HINT: Note that \(E(X)\) is a constant.





10.2 Exercises

  1. The Uniform model
    Suppose random variable \(X\) is equally / uniformly distributed across the interval \([a, b]\). In notation, \[X \sim Unif(a, b)\] with pdf \[f_X(x) = \frac{1}{b-a} \;\; \text{ for } x \in [a,b]\] Thus the behavior of \(X\) depends upon parameters \(a\) and \(b\). Prove that \[\begin{split} E(X) & = \frac{1}{2}(a + b) \\ Var(X) & = E(X^2) - [E(X)]^2 = \frac{1}{12}(b - a)^2\\ \end{split}\] NOTE: The features of the following Uniforms will help confirm your work.

    Model \(E(X)\) \(Var(X)\) \(SD(X)\)
    Unif(-1,1) 0 0.333 0.577
    Unif(0,1) 0.50 0.083 0.289
    Unif(1.5,2) 1.75 0.021 0.144



  1. The Binomial model: gut check
    Let \(X \sim Bin(n,p)\). Thus the behavior of \(X\) depends upon parameters \(n\) and \(p\). Use your gut to answer the following questions.
    1. Let \(X\) be the number of Heads in 100 flips (\(X \sim Bin(100, 0.5)\)). What’s \(E(X)\), ie. how many Heads would you expect?
    2. Let \(X\) be the number of 1s in 24 dice rolls (\(X \sim Bin(24, 1/6)\)). What’s \(E(X)\), ie. how many 1s would you expect?
    3. Generalize it: Let \(X \sim Bin(n,p)\). What’s a general formula for \(E(X)\)? NOTE: this formula should depend upon \(n\) and \(p\).



  1. The Binomial model
    Let \(X \sim Bin(n,p)\) with PMF \[p_X(x) = \left(\begin{array}{c} n \\ x \end{array} \right) p^x (1-p)^{n-x} \; \text{ for } \in x \in \{0,1,...,,n\}\] Then \[\begin{split} E(X) & = \sum_{\text{all } x} x p_X(x) = np \\ Var(X) & = E\left[(X - E(X))^2\right] = E(X^2) - \left[E(X)\right]^2 = np(1-p) \\ \end{split}\]

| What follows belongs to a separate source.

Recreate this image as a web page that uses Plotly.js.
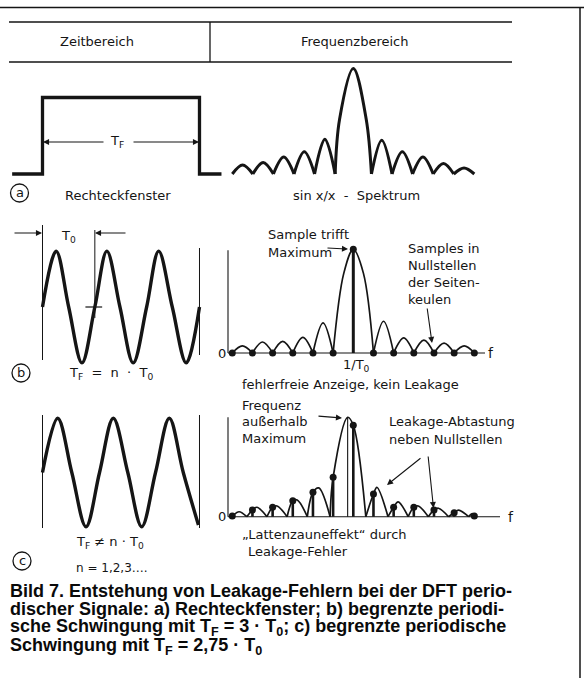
<!DOCTYPE html>
<html><head><meta charset="utf-8">
<script src="https://cdn.plot.ly/plotly-3.0.1.min.js"></script>
<style>html,body{margin:0;padding:0;background:#fff}#plot{width:584px;height:678px}</style>
</head><body><div id="plot"></div>
<script>
// ---------- data ----------
// time domain, t in units of T0 (window T_F spans 0..3)
const rectT = [-0.58, 0, 0, 3, 3, 3.42];
const rectA = [0, 0, 1, 1, 0, 0];
const sineBT = [0, 0.26, 0.5, 0.754, 1.0, 1.23, 1.48, 1.733, 1.99, 2.22, 2.48, 2.747, 3.0];
const sineBA = [0, 1, 0, -1, 0, 1, 0, -1, 0, 1, 0, -1, 0];
const sineCT = [0, 0.29, 0.56, 0.831, 1.09, 1.353, 1.63, 1.896, 2.16, 2.423, 2.69, 2.98];
const sineCA = [0, 1, 0, -1, 0, 1, 0, -1, 0, 1, 0, -0.97];
// frequency domain, k in DFT bins (spacing 1/T_F), magnitude relative to main lobe
const specAZeros = [-6.0, -4.98, -3.96, -2.94, -1.92, -0.9, 0.9, 1.92, 2.94, 3.96, 4.98, 6.0];
const specAPeaks = [0.085, 0.11, 0.16, 0.21, 0.33, 1.0, 0.32, 0.21, 0.16, 0.10, 0.057];
const specAShapeK = [-0.68, 0.64];
const specAShapeH = [0.52, 0.52];
const specBZeros = [-6, -5, -4, -3, -2, -1, 1, 2, 3, 4, 5, 6];
const specBPeaks = [0.068, 0.106, 0.113, 0.15, 0.29, 1.0, 0.306, 0.145, 0.125, 0.096, 0.068];
const specBShapeK = [-0.47, 0.5];
const specBShapeH = [0.77, 0.77];
const sampleBK = [-6, -5, -4, -3, -2, -1, 0, 1, 2, 3, 4, 5, 6];
const sampleBH = [0, 0, 0, 0, 0, 0, 1, 0, 0, 0, 0, 0, 0];
const specCZeros = [-6.05, -5.28, -4.28, -3.28, -2.28, -1.15, 0.62, 1.72, 2.72, 3.72, 4.72, 5.72, 6.1];
const specCPeaks = [0.05, 0.095, 0.108, 0.168, 0.29, 1.0, 0.296, 0.15, 0.108, 0.085, 0.067, 0.03];
const specCMainK = -0.28;
const sampleCK = [-6, -5, -4, -3, -2, -1, 0, 1, 2, 3, 4, 5, 6];
const sampleCH = [0.007, 0.067, 0.095, 0.16, 0.245, 0.396, 0.92, 0.228, 0.095, 0.095, 0.067, 0.04, 0.007];
const mainLobeIndex = 5;

// ---------- layout helpers ----------
const W = 584, H = 678;
const px = x => x / W;
const py = y => 1 - y / H;
function xAxis(p0, p1, origin, scale) {
  return {domain: [px(p0), px(p1)], range: [(p0 - origin) / scale, (p1 - origin) / scale], visible: false, fixedrange: true};
}
function yAxis(top, bottom, origin, scale, anchor) {
  return {domain: [py(bottom), py(top)], range: [(origin - bottom) / scale, (origin - top) / scale], visible: false, fixedrange: true, anchor: anchor};
}
function lobes(zeros, peaks, mainK, exK, exH) {
  const X = [], Y = [];
  for (let i = 0; i < zeros.length - 1; i++) {
    const z0 = zeros[i], z1 = zeros[i + 1];
    const pts = [[z0, 0], [i === mainLobeIndex ? mainK : (z0 + z1) / 2, peaks[i]], [z1, 0]];
    exK.forEach((k, j) => {
      if (k > z0 + 1e-6 && k < z1 - 1e-6 && !pts.some(p => Math.abs(p[0] - k) < 0.02)) pts.push([k, exH[j]]);
    });
    pts.sort((a, b) => a[0] - b[0]);
    pts.forEach(p => { X.push(p[0]); Y.push(p[1]); });
    X.push(null); Y.push(null);
  }
  return {x: X, y: Y};
}
function stems(K, Hh) {
  const X = [], Y = [];
  K.forEach((k, i) => { X.push(k, k, null); Y.push(0, Hh[i], null); });
  return {x: X, y: Y};
}
const INK = '#151515';
const FONT = '"DejaVu Sans", Roboto, sans-serif';
const FS = 13;

const tO = 42.5, tS = 52.33;       // time axis: px of t=0, px per T0
const fO = 353.3, fS = 20.17;      // freq axis: px of k=0, px per bin

const layout = {
  width: W, height: H, margin: {l: 0, r: 0, t: 0, b: 0},
  paper_bgcolor: '#fff', plot_bgcolor: 'rgba(0,0,0,0)', showlegend: false,
  font: {family: FONT, size: FS, color: INK},
  xaxis: xAxis(0, 232, tO, tS), yaxis: yAxis(85, 185, 174, 76.5, 'x'),
  xaxis2: xAxis(205, 530, fO, fS), yaxis2: yAxis(55, 185, 174, 105.5, 'x2'),
  xaxis3: xAxis(0, 232, tO, tS), yaxis3: yAxis(215, 372, 307, 55.85, 'x3'),
  xaxis4: xAxis(205, 530, fO, fS), yaxis4: yAxis(240, 365, 353, 103.7, 'x4'),
  xaxis5: xAxis(0, 232, tO, tS), yaxis5: yAxis(405, 535, 472.5, 54.2, 'x5'),
  xaxis6: xAxis(205, 530, fO, fS), yaxis6: yAxis(405, 525, 516.7, 99.4, 'x6'),
};
['xaxis','xaxis2','xaxis3','xaxis4','xaxis5','xaxis6'].forEach((a, i) => { layout[a].anchor = i === 0 ? 'y' : 'y' + (i + 1); });

const kAxis = (-125.3) / fS; // freq ordinate position (px 228)
const L = (x0, y0, x1, y1, ref, w) => ({type: 'line', xref: ref ? 'x' + ref : 'paper', yref: ref ? 'y' + ref : 'paper', x0, y0, x1, y1, line: {color: INK, width: w || 1.2}});
const P = (x0, y0, x1, y1, w) => L(px(x0), py(y0), px(x1), py(y1), null, w);
const circ = (cx, cy, r) => ({type: 'circle', xref: 'paper', yref: 'paper', x0: px(cx - r), x1: px(cx + r), y0: py(cy + r), y1: py(cy - r), line: {color: INK, width: 1.3}});

layout.shapes = [
  P(0, 7.5, 584, 7.5, 1.5), P(580, 7.5, 580, 678, 1.5),
  P(9, 22, 512, 22, 1.3), P(9, 62, 512, 62, 1.3), P(210, 22, 210, 62, 1.3),
  // row b time-domain markers
  L(0, (307 - 225) / 55.85, 0, (307 - 360) / 55.85, '3', 1),
  L(1, (307 - 230) / 55.85, 1, (307 - 318) / 55.85, '3', 1),
  L(3, (307 - 248) / 55.85, 3, (307 - 355) / 55.85, '3', 1),
  L(0.82, 0, 1.14, 0, '3', 1.2),
  // row c time-domain window
  L(0, (472.5 - 415) / 54.2, 0, (472.5 - 528) / 54.2, '5', 1),
  L(3, (472.5 - 415) / 54.2, 3, (472.5 - 528) / 54.2, '5', 1),
  // frequency axes b and c
  L(kAxis, 0, kAxis, 0.99, '4', 1.1), L(kAxis, 0, (485 - fO) / fS, 0, '4', 1.1),
  L(kAxis, 0, kAxis, 1.0, '6', 1.1), L(kAxis, 0, (500 - fO) / fS, 0, '6', 1.1),
  circ(19.5, 193, 9), circ(21, 373, 9), circ(22, 561, 9),
];

const ann = [];
const T = (text, x, y, o) => ann.push(Object.assign({text, x: px(x), y: py(y), xref: 'paper', yref: 'paper', showarrow: false, xanchor: 'left', yanchor: 'middle', font: {family: FONT, size: FS, color: INK}}, o || {}));
const A = (tx, ty, hx, hy) => ann.push({text: '', x: px(hx), y: py(hy), xref: 'paper', yref: 'paper', ax: tx - hx, ay: ty - hy, showarrow: true, arrowhead: 2, arrowsize: 1.1, arrowwidth: 1.1, arrowcolor: INK, standoff: 0, startstandoff: 0});
T('Zeitbereich', 97, 42, {xanchor: 'center'});
T('Frequenzbereich', 354, 42, {xanchor: 'center'});
T('a', 19.5, 192.5, {xanchor: 'center'});
T('b', 21, 372.5, {xanchor: 'center'});
T('c', 22, 560.5, {xanchor: 'center'});
T('T<sub>F</sub>', 117, 142, {xanchor: 'center'});
A(105, 142, 43, 142); A(132, 142, 199, 142);
T('Rechteckfenster', 118, 195, {xanchor: 'center'});
T('sin x/x  -  Spektrum', 356, 195, {xanchor: 'center'});
T('T<sub>0</sub>', 68, 236, {xanchor: 'center'});
A(13, 233, 42, 233); A(127, 233, 95, 233);
T('T<sub>F</sub>  =  n  ·  T<sub>0</sub>', 67, 373);
T('Sample trifft', 266, 234);
T('Maximum', 266, 252);
A(326, 248, 348, 249);
T('Samples in', 406, 248); T('Nullstellen', 406, 265.5); T('der Seiten-', 406, 282.5); T('keulen', 406, 299);
A(427, 307, 432, 343);
T('0', 222, 353, {xanchor: 'center'});
T('f', 491, 353, {xanchor: 'center', font: {family: FONT, size: 14, color: INK}});
T('1/T<sub>0</sub>', 357, 366, {xanchor: 'center'});
T('fehlerfreie Anzeige, kein Leakage', 240, 385);
T('Frequenz', 240, 405); T('außerhalb', 240, 421.5); T('Maximum', 240, 438);
A(317, 416, 342, 418);
T('Leakage-Abtastung', 387, 421.5); T('neben Nullstellen', 387, 439);
A(422, 457, 387, 485); A(428, 455, 433.5, 508);
T('0', 222, 516.7, {xanchor: 'center'});
T('f', 511, 517, {xanchor: 'center', font: {family: FONT, size: 14, color: INK}});
T('„Lattenzauneffekt“ durch', 240, 534);
T('Leakage-Fehler', 246, 551);
T('T<sub>F</sub> ≠ n · T<sub>0</sub>', 74, 542);
T('n = 1,2,3….', 74, 568, {font: {family: FONT, size: 12, color: INK}});
const CF = {family: '"Liberation Sans", Arial, sans-serif', size: 18, color: '#0a0a0a'};
T('<b>Bild 7. Entstehung von Leakage-Fehlern bei der DFT perio-</b>', 8, 590.5, {font: CF});
T('<b>discher Signale: a) Rechteckfenster; b) begrenzte periodi-</b>', 8, 609, {font: CF});
T('<b>sche Schwingung mit T<sub>F</sub> = 3 · T<sub>0</sub>; c) begrenzte periodische</b>', 8, 627.5, {font: CF});
T('<b>Schwingung mit T<sub>F</sub> = 2,75 · T<sub>0</sub></b>', 8, 646, {font: CF});
layout.annotations = ann;

const cA = lobes(specAZeros, specAPeaks, 0, specAShapeK, specAShapeH);
const cB = lobes(specBZeros, specBPeaks, 0, specBShapeK.concat(sampleBK), specBShapeH.concat(sampleBH));
const cC = lobes(specCZeros, specCPeaks, specCMainK, sampleCK, sampleCH);
const sC = stems(sampleCK, sampleCH);
const sB = stems(sampleBK, sampleBH);

const ln = (w) => ({color: INK, width: w});
const data = [
  {x: rectT, y: rectA, xaxis: 'x', yaxis: 'y', mode: 'lines', line: ln(3.3), cliponaxis: false},
  {x: cA.x, y: cA.y, xaxis: 'x2', yaxis: 'y2', mode: 'lines', line: Object.assign(ln(3), {shape: 'spline', smoothing: 1}), connectgaps: false},
  {x: sineBT, y: sineBA, xaxis: 'x3', yaxis: 'y3', mode: 'lines', line: Object.assign(ln(3.4), {shape: 'spline', smoothing: 1})},
  {x: cB.x, y: cB.y, xaxis: 'x4', yaxis: 'y4', mode: 'lines', line: Object.assign(ln(1.7), {shape: 'spline', smoothing: 1}), connectgaps: false},
  {x: sB.x, y: sB.y, xaxis: 'x4', yaxis: 'y4', mode: 'lines', line: ln(3)},
  {x: sampleBK, y: sampleBH, xaxis: 'x4', yaxis: 'y4', mode: 'markers', marker: {color: INK, size: 7}, cliponaxis: false},
  {x: sineCT, y: sineCA, xaxis: 'x5', yaxis: 'y5', mode: 'lines', line: Object.assign(ln(3.4), {shape: 'spline', smoothing: 1})},
  {x: cC.x, y: cC.y, xaxis: 'x6', yaxis: 'y6', mode: 'lines', line: Object.assign(ln(1.7), {shape: 'spline', smoothing: 1}), connectgaps: false},
  {x: sC.x, y: sC.y, xaxis: 'x6', yaxis: 'y6', mode: 'lines', line: ln(2.6)},
  {x: [specCMainK, specCMainK], y: [0, 1], xaxis: 'x6', yaxis: 'y6', mode: 'lines', line: ln(1.1)},
  {x: sampleCK, y: sampleCH, xaxis: 'x6', yaxis: 'y6', mode: 'markers', marker: {color: INK, size: 7}, cliponaxis: false},
];
Plotly.newPlot('plot', data, layout, {staticPlot: true, displayModeBar: false});
</script></body></html>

    1. Calculate \(E(X)\) and \(Var(X)\) for each Binomial model below:

    2. For what value of \(p\) is \(Var(X)\) maximized? Why does this make intuitive sense?

    3. CHALLENGE: prove that \(E(X) = np\) and \(Var(X) = np(1-p)\). This is quite tricky and will be easier after we get some practice with other RVs.



  1. The Poisson model
    Let \(X \sim Pois(\lambda)\) with PMF \[p_X(x) = \frac{\lambda^x e^{-\lambda}}{x!} \; \text{ for } \in x \in \{0,1,2,...\}\] Then the Poisson expected value and variance are both equal to \(\lambda\): \[\begin{split} E(X) & = \sum_{\text{all } x} x p_X(x) = \lambda \\ Var(X) & = E\left[(X - E(X))^2\right] = E(X^2) - \left[E(X)\right]^2 = \lambda \\ \end{split}\]

    1. On average, calls come into a call center at a rate of 4 per minute. Let \(X\) number of calls in 1 minute. Thus \(X \sim Pois(4)\). Calculate \(E(X)\) and \(SD(X)\), the expected number of calls and standard deviation of calls per minute.
    2. Let \(Y\) be the number of calls in 30 seconds. Thus \(Y\) is Poisson with rate \(\lambda\). Identify \(\lambda\) and calculate \(E(Y)\) and \(SD(Y)\).
    3. Let \(Z\) be the number of calls in 2 minutes. Thus \(Z\) is Poisson with some rate \(\lambda\). Identify \(\lambda\) and calculate \(E(Z)\) and \(SD(Z)\).



  1. The Normal model
    Let \(X \sim N(\mu, \sigma^2)\). Then \(E(X) = \mu\) and \(Var(X) = \sigma^2\).